-- START Collected material --
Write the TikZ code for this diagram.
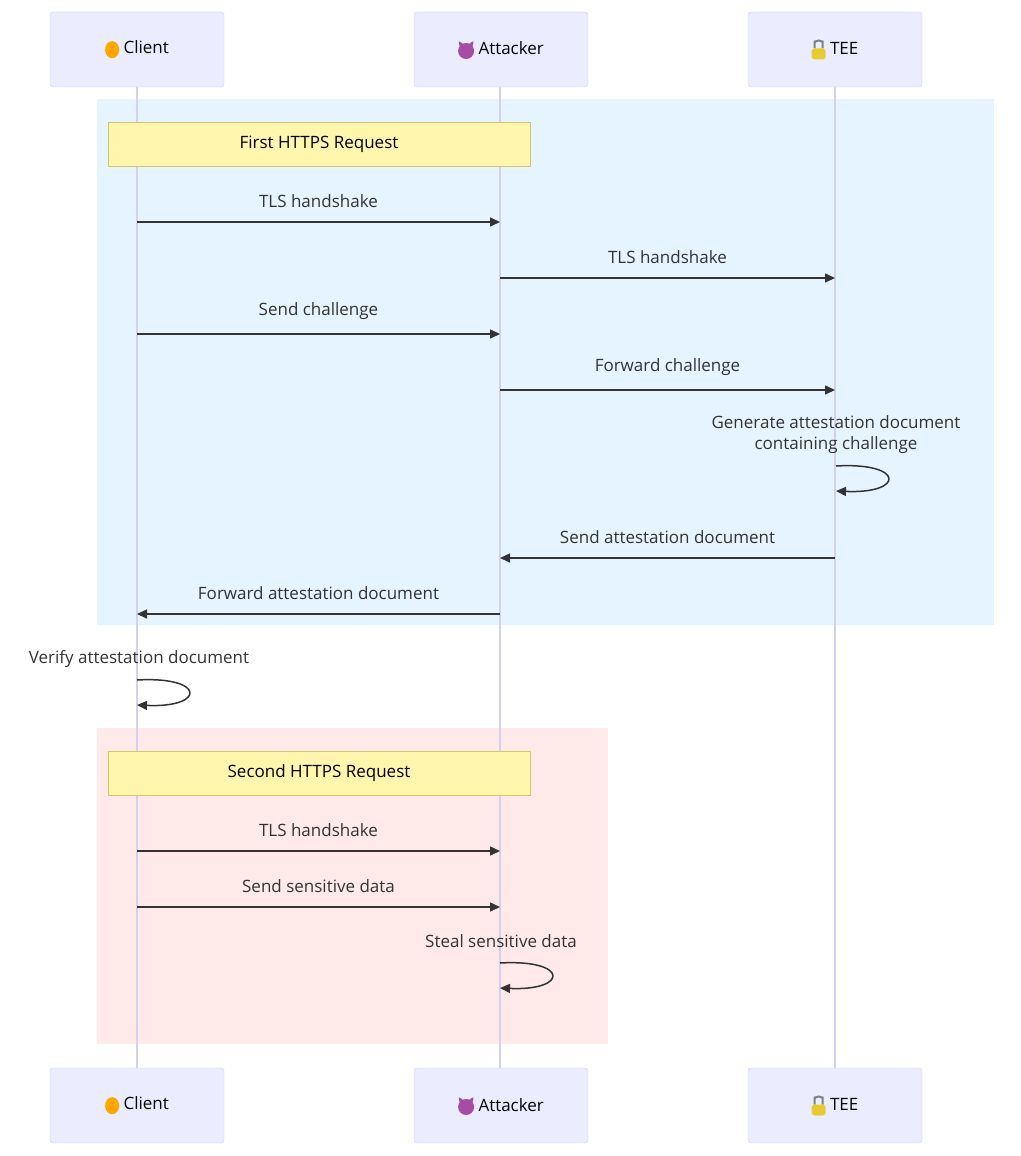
\documentclass[tikz,border=0pt]{standalone}
\usepackage{fontspec}
\setmainfont{Open Sans}
\usetikzlibrary{positioning,arrows.meta}
\definecolor{actfill}{HTML}{ECECFF}
\definecolor{actline}{HTML}{CCCCFF}
\definecolor{life}{HTML}{D4D0F0}
\definecolor{bluebg}{HTML}{E6F4FF}
\definecolor{pinkbg}{HTML}{FFE9E9}
\definecolor{notefill}{HTML}{FFF5AD}
\definecolor{noteline}{HTML}{D4C76A}
\definecolor{msg}{HTML}{333333}
\tikzset{
  actor/.style={draw=actline, fill=actfill, rounded corners=3pt, minimum width=174pt, minimum height=75pt, font=\fontsize{17}{20}\selectfont},
  note/.style={draw=noteline, fill=notefill, minimum width=422pt, minimum height=44pt, font=\fontsize{17}{20}\selectfont},
  lbl/.style={font=\fontsize{17}{21}\selectfont, text=msg, align=center},
  msgline/.style={draw=msg, line width=1.5pt, -{Triangle[length=10pt,width=9pt]}},
}
\newcommand{\babyicon}{\tikz[baseline=-4pt]{\fill[orange!70!yellow] (0,0) ellipse (7pt and 8.5pt);}}
\newcommand{\devilicon}{\tikz[baseline=-4pt]{\fill[violet!70] (0,0) circle (8pt); \fill[violet!70] (-6pt,3pt) -- (-8pt,11pt) -- (-2pt,6pt); \fill[violet!70] (6pt,3pt) -- (8pt,11pt) -- (2pt,6pt);}}
\newcommand{\lockicon}{\tikz[baseline=-4pt]{\draw[gray,line width=2pt] (-4pt,2pt) -- (-4pt,6pt) arc (180:0:4pt) -- (4pt,2pt); \fill[yellow!60!brown] (-7pt,-9pt) rectangle (7pt,2pt);}}
\begin{document}
\begin{tikzpicture}[x=1pt,y=-1pt]
  \useasboundingbox (0,0) rectangle (1020,1156);

  % Loop backgrounds
  \fill[bluebg] (97,99) rectangle (994,625);
  \fill[pinkbg] (97,728) rectangle (608,1044);

  % Lifelines
  \foreach \x in {137,500,835}
    \draw[life, line width=1.5pt] (\x,87) -- (\x,1068);

  % Actors
  \node[actor] (clientT) at (137,49.5) {\babyicon\ Client};
  \node[actor] (attT) at (501,49.5) {\devilicon\ Attacker};
  \node[actor] (teeT) at (835,49.5) {\lockicon\ TEE};
  \node[actor] (clientB) at (137,1105.5) {\babyicon\ Client};
  \node[actor] (attB) at (501,1105.5) {\devilicon\ Attacker};
  \node[actor] (teeB) at (835,1105.5) {\lockicon\ TEE};

  % Notes
  \node[note] (firstReq) at (319,144) {First HTTPS Request};
  \node[note] (secondReq) at (319,773.5) {Second HTTPS Request};

  % Message end points
  \foreach \n/\y in {1/222,2/278,3/334,4/390,5/558,6/614,7/851,8/907} {
    \coordinate (c\n) at (137,\y);
    \coordinate (a\n) at (500,\y);
    \coordinate (t\n) at (835,\y);
  }

  % Messages
  \draw[msgline] (c1) -- node[lbl, above=10pt] {TLS handshake} (a1);
  \draw[msgline] (a2) -- node[lbl, above=10pt] {TLS handshake} (t2);
  \draw[msgline] (c3) -- node[lbl, above=10pt] {Send challenge} (a3);
  \draw[msgline] (a4) -- node[lbl, above=10pt] {Forward challenge} (t4);
  \draw[msgline] (t5) -- node[lbl, above=10pt] {Send attestation document} (a5);
  \draw[msgline] (a6) -- node[lbl, above=10pt] {Forward attestation document} (c6);
  \draw[msgline] (c7) -- node[lbl, above=10pt] {TLS handshake} (a7);
  \draw[msgline] (c8) -- node[lbl, above=10pt] {Send sensitive data} (a8);

  % Self messages
  \node[lbl] (genDoc) at (836,435) {Generate attestation document\\containing challenge};
  \coordinate (tS) at (836,466);
  \draw[msgline] (tS) .. controls (905,462) and (905,494) .. (836,491);
  \node[lbl] (verDoc) at (139,659) {Verify attestation document};
  \coordinate (cS) at (137,680);
  \draw[msgline] (cS) .. controls (206,676) and (206,708) .. (137,705);
  \node[lbl] (steal) at (501,941) {Steal sensitive data};
  \coordinate (aS) at (500,963);
  \draw[msgline] (aS) .. controls (569,959) and (569,991) .. (500,988);
\end{tikzpicture}
\end{document}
-- END Collected material --
» **To do**
Make an exact copy of the data, leaving its pictures out.

» **Completed task**
Write the TikZ code for this diagram.
\documentclass[tikz,border=0pt]{standalone}
\usepackage{fontspec}
\setmainfont{Open Sans}
\usetikzlibrary{positioning,arrows.meta}
\definecolor{actfill}{HTML}{ECECFF}
\definecolor{actline}{HTML}{CCCCFF}
\definecolor{life}{HTML}{D4D0F0}
\definecolor{bluebg}{HTML}{E6F4FF}
\definecolor{pinkbg}{HTML}{FFE9E9}
\definecolor{notefill}{HTML}{FFF5AD}
\definecolor{noteline}{HTML}{D4C76A}
\definecolor{msg}{HTML}{333333}
\tikzset{
  actor/.style={draw=actline, fill=actfill, rounded corners=3pt, minimum width=174pt, minimum height=75pt, font=\fontsize{17}{20}\selectfont},
  note/.style={draw=noteline, fill=notefill, minimum width=422pt, minimum height=44pt, font=\fontsize{17}{20}\selectfont},
  lbl/.style={font=\fontsize{17}{21}\selectfont, text=msg, align=center},
  msgline/.style={draw=msg, line width=1.5pt, -{Triangle[length=10pt,width=9pt]}},
}
\newcommand{\babyicon}{\tikz[baseline=-4pt]{\fill[orange!70!yellow] (0,0) ellipse (7pt and 8.5pt);}}
\newcommand{\devilicon}{\tikz[baseline=-4pt]{\fill[violet!70] (0,0) circle (8pt); \fill[violet!70] (-6pt,3pt) -- (-8pt,11pt) -- (-2pt,6pt); \fill[violet!70] (6pt,3pt) -- (8pt,11pt) -- (2pt,6pt);}}
\newcommand{\lockicon}{\tikz[baseline=-4pt]{\draw[gray,line width=2pt] (-4pt,2pt) -- (-4pt,6pt) arc (180:0:4pt) -- (4pt,2pt); \fill[yellow!60!brown] (-7pt,-9pt) rectangle (7pt,2pt);}}
\begin{document}
\begin{tikzpicture}[x=1pt,y=-1pt]
  \useasboundingbox (0,0) rectangle (1020,1156);

  % Loop backgrounds
  \fill[bluebg] (97,99) rectangle (994,625);
  \fill[pinkbg] (97,728) rectangle (608,1044);

  % Lifelines
  \foreach \x in {137,500,835}
    \draw[life, line width=1.5pt] (\x,87) -- (\x,1068);

  % Actors
  \node[actor] (clientT) at (137,49.5) {\babyicon\ Client};
  \node[actor] (attT) at (501,49.5) {\devilicon\ Attacker};
  \node[actor] (teeT) at (835,49.5) {\lockicon\ TEE};
  \node[actor] (clientB) at (137,1105.5) {\babyicon\ Client};
  \node[actor] (attB) at (501,1105.5) {\devilicon\ Attacker};
  \node[actor] (teeB) at (835,1105.5) {\lockicon\ TEE};

  % Notes
  \node[note] (firstReq) at (319,144) {First HTTPS Request};
  \node[note] (secondReq) at (319,773.5) {Second HTTPS Request};

  % Message end points
  \foreach \n/\y in {1/222,2/278,3/334,4/390,5/558,6/614,7/851,8/907} {
    \coordinate (c\n) at (137,\y);
    \coordinate (a\n) at (500,\y);
    \coordinate (t\n) at (835,\y);
  }

  % Messages
  \draw[msgline] (c1) -- node[lbl, above=10pt] {TLS handshake} (a1);
  \draw[msgline] (a2) -- node[lbl, above=10pt] {TLS handshake} (t2);
  \draw[msgline] (c3) -- node[lbl, above=10pt] {Send challenge} (a3);
  \draw[msgline] (a4) -- node[lbl, above=10pt] {Forward challenge} (t4);
  \draw[msgline] (t5) -- node[lbl, above=10pt] {Send attestation document} (a5);
  \draw[msgline] (a6) -- node[lbl, above=10pt] {Forward attestation document} (c6);
  \draw[msgline] (c7) -- node[lbl, above=10pt] {TLS handshake} (a7);
  \draw[msgline] (c8) -- node[lbl, above=10pt] {Send sensitive data} (a8);

  % Self messages
  \node[lbl] (genDoc) at (836,435) {Generate attestation document\\containing challenge};
  \coordinate (tS) at (836,466);
  \draw[msgline] (tS) .. controls (905,462) and (905,494) .. (836,491);
  \node[lbl] (verDoc) at (139,659) {Verify attestation document};
  \coordinate (cS) at (137,680);
  \draw[msgline] (cS) .. controls (206,676) and (206,708) .. (137,705);
  \node[lbl] (steal) at (501,941) {Steal sensitive data};
  \coordinate (aS) at (500,963);
  \draw[msgline] (aS) .. controls (569,959) and (569,991) .. (500,988);
\end{tikzpicture}
\end{document}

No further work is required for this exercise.